Short task: Write out the listing, please, but only from its first line through the line containing "ax = fig.add_axes([fx(ax_left), fy(ax_bottom), fx(ax_right", exactly as given and without pictures.

Collected material:
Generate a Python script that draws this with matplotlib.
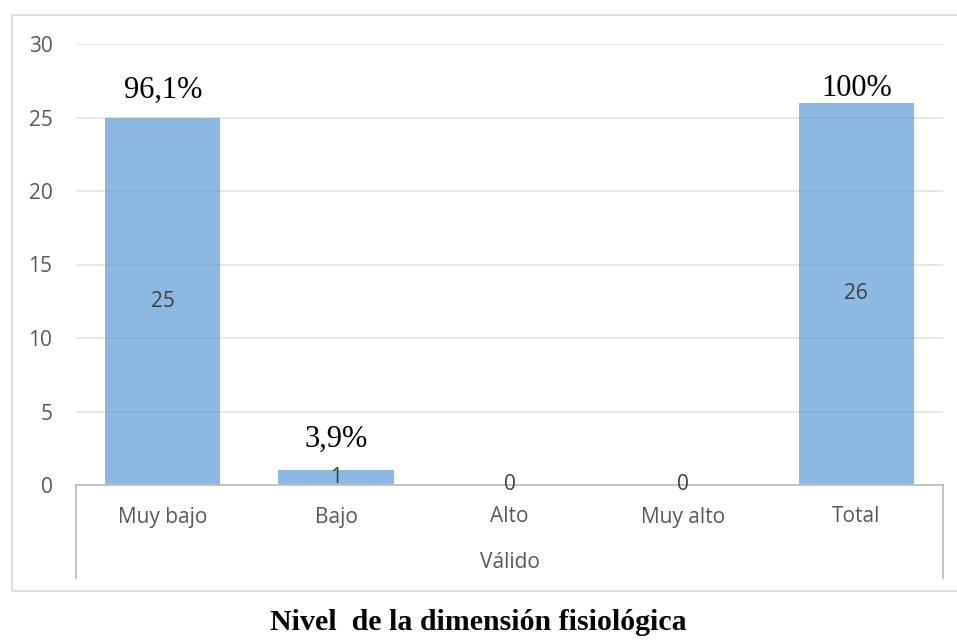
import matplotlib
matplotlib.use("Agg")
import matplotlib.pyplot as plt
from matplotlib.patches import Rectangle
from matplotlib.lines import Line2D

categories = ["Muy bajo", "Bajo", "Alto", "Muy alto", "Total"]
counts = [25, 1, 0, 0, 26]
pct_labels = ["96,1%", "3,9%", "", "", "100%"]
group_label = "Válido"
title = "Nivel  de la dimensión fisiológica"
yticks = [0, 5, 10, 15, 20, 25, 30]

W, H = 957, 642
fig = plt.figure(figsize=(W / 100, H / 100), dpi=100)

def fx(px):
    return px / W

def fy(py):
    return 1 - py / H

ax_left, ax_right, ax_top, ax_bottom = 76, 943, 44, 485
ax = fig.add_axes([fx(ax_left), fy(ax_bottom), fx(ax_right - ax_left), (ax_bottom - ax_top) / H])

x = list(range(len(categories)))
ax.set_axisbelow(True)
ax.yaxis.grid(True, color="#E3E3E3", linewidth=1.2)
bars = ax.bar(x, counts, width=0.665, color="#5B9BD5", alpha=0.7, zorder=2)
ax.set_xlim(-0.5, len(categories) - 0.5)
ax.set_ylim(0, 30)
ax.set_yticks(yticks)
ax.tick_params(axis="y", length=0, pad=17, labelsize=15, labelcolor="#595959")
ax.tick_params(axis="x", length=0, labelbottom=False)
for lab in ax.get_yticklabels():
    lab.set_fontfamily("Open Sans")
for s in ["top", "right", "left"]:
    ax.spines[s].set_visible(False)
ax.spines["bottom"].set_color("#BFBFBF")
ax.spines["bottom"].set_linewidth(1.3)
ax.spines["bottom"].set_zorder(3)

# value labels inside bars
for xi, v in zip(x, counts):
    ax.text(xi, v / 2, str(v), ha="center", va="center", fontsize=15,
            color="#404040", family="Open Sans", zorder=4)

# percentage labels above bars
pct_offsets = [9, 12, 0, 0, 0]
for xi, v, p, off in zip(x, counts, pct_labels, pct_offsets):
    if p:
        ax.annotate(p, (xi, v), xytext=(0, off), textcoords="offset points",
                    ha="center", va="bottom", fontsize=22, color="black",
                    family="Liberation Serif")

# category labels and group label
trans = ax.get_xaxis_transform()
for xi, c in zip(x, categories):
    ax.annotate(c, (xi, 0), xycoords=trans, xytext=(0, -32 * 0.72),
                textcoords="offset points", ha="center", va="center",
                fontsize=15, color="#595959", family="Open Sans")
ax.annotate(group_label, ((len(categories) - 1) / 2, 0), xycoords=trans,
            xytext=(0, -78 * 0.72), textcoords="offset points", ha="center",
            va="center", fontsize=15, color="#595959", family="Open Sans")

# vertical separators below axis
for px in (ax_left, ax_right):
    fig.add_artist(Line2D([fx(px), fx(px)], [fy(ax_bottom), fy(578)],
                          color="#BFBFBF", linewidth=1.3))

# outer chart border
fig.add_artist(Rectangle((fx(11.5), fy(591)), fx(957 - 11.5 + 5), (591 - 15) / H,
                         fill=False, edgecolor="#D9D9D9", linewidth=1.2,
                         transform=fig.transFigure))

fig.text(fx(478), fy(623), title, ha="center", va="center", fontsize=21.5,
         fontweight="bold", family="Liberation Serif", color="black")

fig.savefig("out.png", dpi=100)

Completed exercise:
Generate a Python script that draws this with matplotlib.
import matplotlib
matplotlib.use("Agg")
import matplotlib.pyplot as plt
from matplotlib.patches import Rectangle
from matplotlib.lines import Line2D

categories = ["Muy bajo", "Bajo", "Alto", "Muy alto", "Total"]
counts = [25, 1, 0, 0, 26]
pct_labels = ["96,1%", "3,9%", "", "", "100%"]
group_label = "Válido"
title = "Nivel  de la dimensión fisiológica"
yticks = [0, 5, 10, 15, 20, 25, 30]

W, H = 957, 642
fig = plt.figure(figsize=(W / 100, H / 100), dpi=100)

def fx(px):
    return px / W

def fy(py):
    return 1 - py / H

ax_left, ax_right, ax_top, ax_bottom = 76, 943, 44, 485
ax = fig.add_axes([fx(ax_left), fy(ax_bottom), fx(ax_right - ax_left), (ax_bottom - ax_top) / H])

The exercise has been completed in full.